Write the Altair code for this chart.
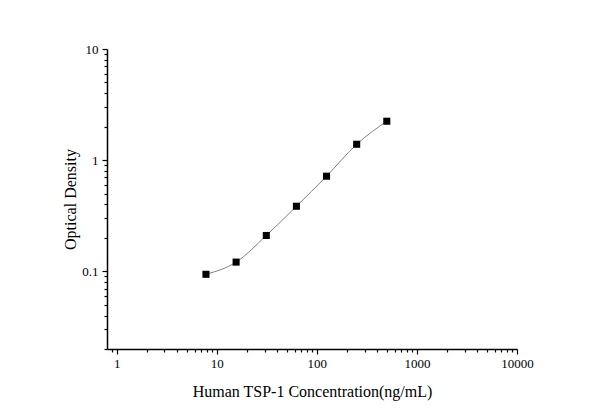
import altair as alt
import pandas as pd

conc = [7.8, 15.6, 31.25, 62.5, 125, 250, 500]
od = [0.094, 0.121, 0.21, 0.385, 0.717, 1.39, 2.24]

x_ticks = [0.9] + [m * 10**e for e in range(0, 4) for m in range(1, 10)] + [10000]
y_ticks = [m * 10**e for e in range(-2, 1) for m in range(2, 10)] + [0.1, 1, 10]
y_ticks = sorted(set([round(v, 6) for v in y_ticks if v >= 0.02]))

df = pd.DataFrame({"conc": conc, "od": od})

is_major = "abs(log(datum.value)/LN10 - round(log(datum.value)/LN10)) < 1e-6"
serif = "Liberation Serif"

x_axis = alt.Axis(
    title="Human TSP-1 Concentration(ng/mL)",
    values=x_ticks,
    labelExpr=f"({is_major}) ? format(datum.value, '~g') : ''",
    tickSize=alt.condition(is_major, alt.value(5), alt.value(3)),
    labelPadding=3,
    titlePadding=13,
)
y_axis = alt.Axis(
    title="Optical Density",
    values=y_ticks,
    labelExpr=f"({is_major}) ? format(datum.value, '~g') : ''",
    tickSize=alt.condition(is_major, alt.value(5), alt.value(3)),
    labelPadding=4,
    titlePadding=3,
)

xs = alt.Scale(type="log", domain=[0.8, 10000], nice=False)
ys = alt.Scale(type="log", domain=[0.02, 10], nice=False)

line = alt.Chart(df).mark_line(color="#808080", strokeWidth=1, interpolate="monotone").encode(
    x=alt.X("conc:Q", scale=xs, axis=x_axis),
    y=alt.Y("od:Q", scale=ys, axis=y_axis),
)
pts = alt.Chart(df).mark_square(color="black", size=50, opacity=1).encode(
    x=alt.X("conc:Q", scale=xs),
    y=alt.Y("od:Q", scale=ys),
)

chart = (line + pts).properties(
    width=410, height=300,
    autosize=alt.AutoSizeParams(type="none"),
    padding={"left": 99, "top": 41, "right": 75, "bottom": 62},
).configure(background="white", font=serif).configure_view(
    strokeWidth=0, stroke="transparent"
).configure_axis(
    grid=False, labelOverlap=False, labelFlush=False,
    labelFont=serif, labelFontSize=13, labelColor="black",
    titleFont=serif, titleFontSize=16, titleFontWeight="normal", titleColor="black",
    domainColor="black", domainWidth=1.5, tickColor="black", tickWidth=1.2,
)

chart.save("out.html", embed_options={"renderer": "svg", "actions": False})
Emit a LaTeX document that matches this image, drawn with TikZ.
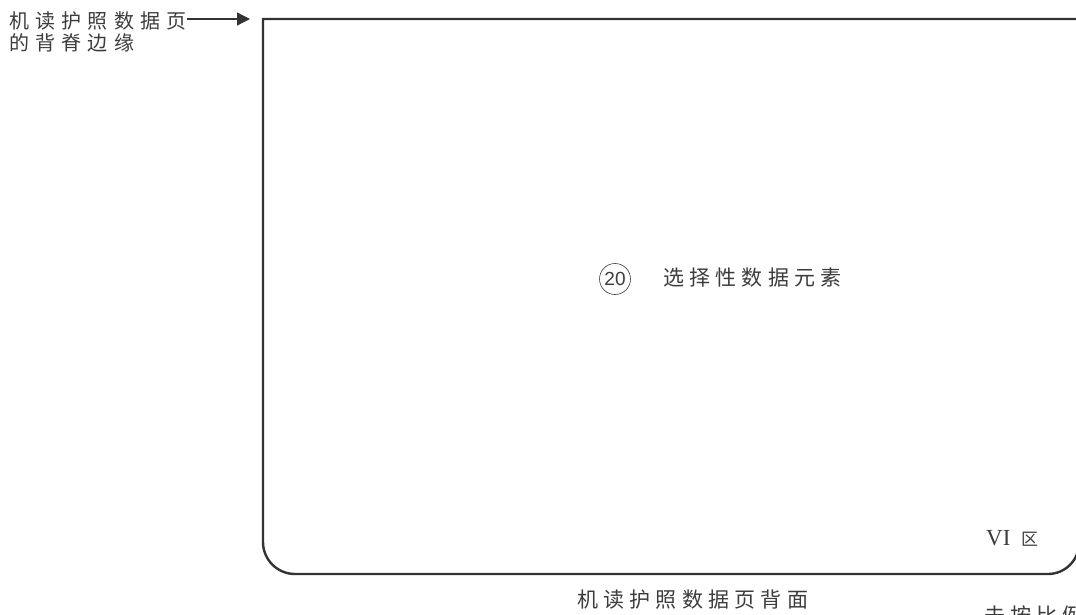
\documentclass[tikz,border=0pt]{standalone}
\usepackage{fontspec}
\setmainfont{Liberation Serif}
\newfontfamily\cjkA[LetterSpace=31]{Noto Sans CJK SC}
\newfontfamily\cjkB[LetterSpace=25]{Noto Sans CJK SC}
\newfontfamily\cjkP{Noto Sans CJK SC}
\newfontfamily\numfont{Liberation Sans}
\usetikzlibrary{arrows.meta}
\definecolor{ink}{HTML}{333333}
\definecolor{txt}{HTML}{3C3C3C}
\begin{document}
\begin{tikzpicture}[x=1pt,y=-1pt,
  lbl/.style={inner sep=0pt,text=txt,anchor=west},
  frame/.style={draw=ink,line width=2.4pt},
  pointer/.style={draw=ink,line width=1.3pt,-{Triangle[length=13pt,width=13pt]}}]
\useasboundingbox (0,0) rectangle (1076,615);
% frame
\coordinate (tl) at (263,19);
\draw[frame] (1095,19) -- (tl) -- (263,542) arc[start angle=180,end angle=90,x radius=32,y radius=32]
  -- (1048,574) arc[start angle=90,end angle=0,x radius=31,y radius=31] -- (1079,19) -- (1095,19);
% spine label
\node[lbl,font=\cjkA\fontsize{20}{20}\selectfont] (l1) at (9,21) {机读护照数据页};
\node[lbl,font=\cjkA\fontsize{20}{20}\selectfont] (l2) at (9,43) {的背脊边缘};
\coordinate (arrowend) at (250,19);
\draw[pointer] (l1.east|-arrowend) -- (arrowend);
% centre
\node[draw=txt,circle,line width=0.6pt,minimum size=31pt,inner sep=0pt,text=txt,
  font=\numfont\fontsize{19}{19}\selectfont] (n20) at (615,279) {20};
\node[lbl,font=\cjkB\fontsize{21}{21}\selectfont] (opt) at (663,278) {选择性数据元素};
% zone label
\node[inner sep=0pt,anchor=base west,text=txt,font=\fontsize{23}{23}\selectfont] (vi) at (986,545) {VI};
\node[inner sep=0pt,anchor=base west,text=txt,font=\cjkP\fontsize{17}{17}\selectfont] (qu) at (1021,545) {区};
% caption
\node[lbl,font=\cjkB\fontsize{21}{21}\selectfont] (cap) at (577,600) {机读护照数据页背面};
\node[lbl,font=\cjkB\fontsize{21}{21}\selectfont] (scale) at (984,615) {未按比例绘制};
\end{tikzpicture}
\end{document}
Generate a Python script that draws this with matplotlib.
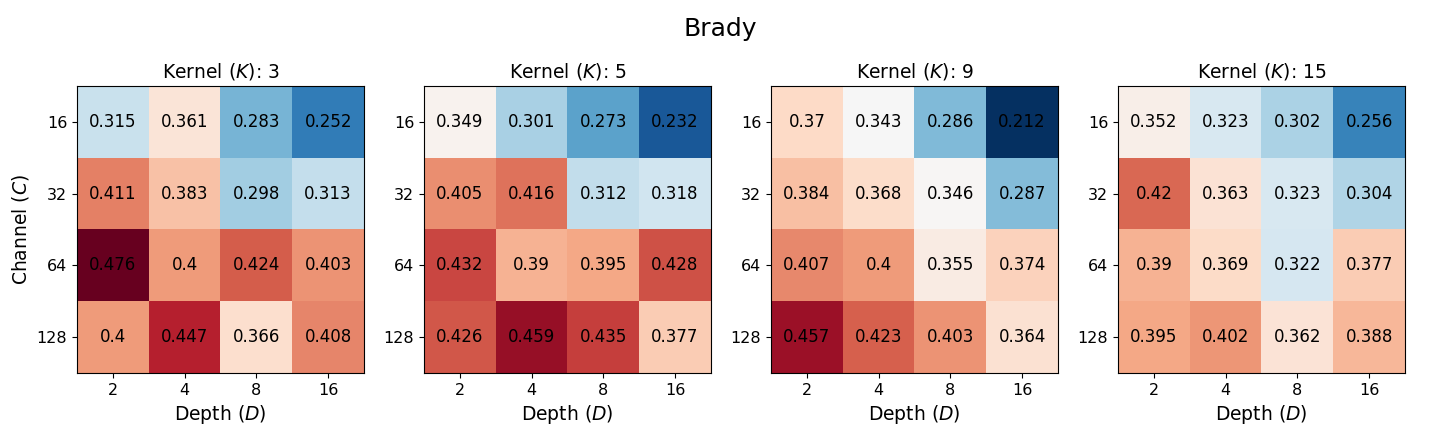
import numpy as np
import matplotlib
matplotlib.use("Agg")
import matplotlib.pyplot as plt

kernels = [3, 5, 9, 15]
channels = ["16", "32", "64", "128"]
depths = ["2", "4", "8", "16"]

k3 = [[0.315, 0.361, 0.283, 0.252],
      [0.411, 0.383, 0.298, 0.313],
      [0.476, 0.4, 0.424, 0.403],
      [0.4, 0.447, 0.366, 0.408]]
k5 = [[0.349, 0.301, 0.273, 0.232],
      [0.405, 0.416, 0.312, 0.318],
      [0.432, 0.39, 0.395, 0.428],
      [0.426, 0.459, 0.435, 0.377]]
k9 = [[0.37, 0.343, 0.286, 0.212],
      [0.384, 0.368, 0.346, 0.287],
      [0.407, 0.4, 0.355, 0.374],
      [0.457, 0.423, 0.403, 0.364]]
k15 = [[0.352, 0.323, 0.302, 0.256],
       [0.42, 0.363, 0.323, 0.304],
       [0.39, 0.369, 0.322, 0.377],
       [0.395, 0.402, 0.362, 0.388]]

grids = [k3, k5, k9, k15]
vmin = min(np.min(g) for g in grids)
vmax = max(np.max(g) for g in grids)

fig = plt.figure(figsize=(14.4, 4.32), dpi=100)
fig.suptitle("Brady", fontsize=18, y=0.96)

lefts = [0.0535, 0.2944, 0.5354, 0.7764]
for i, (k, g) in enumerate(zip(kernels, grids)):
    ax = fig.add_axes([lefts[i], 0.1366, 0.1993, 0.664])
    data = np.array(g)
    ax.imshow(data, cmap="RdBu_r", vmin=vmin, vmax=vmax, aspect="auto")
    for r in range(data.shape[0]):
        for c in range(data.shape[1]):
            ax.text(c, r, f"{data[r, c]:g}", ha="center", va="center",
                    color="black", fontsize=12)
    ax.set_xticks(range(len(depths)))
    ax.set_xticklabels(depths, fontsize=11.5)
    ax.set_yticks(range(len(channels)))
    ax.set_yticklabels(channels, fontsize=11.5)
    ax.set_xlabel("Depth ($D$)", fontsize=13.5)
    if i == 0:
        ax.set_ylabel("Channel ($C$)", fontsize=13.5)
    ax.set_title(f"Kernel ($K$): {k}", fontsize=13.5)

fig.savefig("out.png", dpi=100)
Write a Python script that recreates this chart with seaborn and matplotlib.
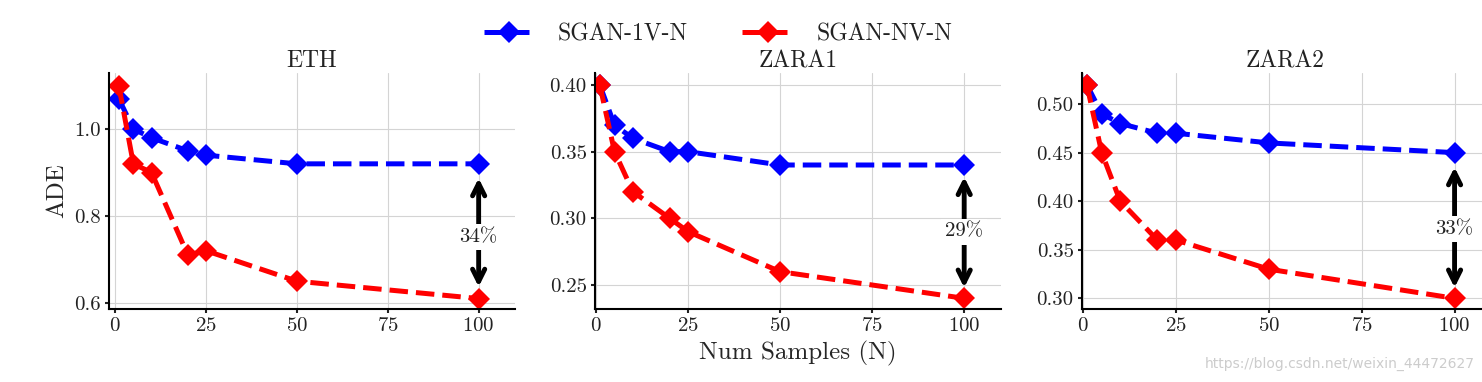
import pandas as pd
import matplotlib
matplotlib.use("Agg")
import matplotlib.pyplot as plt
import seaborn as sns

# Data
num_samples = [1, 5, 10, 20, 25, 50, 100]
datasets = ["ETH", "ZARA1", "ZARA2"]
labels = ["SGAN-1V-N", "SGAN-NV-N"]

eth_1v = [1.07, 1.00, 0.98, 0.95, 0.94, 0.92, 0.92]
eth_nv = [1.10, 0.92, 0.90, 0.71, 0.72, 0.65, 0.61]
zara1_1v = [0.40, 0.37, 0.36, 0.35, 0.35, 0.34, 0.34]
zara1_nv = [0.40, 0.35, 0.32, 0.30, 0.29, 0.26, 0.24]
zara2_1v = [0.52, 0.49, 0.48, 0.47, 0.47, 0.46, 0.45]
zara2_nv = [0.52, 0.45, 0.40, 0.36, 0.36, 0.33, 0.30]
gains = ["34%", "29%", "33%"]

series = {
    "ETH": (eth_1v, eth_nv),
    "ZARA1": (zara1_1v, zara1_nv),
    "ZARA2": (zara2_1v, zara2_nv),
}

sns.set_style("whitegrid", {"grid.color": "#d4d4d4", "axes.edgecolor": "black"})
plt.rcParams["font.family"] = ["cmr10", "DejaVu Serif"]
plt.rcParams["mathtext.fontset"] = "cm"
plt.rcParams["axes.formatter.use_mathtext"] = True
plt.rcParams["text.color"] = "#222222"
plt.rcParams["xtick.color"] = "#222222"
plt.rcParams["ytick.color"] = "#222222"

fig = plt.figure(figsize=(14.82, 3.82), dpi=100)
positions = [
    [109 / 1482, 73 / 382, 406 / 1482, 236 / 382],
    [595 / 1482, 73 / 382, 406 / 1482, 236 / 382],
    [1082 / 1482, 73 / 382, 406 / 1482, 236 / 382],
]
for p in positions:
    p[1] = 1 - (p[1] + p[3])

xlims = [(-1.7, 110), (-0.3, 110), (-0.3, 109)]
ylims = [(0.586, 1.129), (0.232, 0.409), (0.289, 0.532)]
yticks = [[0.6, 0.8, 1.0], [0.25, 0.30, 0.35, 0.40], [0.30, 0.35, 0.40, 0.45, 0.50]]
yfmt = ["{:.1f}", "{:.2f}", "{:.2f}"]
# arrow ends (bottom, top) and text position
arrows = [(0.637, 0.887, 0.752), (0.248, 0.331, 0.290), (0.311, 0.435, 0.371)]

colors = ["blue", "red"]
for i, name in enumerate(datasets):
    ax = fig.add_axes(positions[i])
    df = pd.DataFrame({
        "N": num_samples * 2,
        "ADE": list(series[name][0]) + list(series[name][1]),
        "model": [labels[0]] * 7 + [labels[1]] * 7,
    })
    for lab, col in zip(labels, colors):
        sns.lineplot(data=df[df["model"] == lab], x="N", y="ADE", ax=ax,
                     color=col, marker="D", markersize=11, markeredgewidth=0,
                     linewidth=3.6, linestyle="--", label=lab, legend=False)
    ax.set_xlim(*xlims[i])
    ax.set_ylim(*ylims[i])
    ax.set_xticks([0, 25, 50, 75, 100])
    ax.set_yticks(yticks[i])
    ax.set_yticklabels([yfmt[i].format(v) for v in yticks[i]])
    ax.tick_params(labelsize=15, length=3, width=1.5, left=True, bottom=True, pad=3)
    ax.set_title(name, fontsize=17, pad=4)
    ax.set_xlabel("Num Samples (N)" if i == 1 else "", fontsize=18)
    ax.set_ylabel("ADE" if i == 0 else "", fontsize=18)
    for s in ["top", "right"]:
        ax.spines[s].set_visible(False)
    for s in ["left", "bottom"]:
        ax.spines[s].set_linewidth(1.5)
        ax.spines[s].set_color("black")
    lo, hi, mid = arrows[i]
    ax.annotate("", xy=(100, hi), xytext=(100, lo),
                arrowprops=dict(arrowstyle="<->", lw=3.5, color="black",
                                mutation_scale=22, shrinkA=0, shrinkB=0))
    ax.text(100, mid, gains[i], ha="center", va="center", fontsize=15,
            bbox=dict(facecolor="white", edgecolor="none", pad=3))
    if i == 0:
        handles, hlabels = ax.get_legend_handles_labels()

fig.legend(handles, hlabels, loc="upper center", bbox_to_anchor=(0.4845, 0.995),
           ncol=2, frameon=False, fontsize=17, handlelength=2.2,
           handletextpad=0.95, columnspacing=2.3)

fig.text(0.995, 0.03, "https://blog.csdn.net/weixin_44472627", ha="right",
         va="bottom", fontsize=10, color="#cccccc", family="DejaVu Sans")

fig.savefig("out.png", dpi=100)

**Your instructions:**
Reproduce every line of the listing above in which the string "this" appears.

**Full solution:**
Write the Altair code for this chart.
Emit a LaTeX document that matches this image, drawn with TikZ.
Generate a Python script that draws this with matplotlib.
Write a Python script that recreates this chart with seaborn and matplotlib.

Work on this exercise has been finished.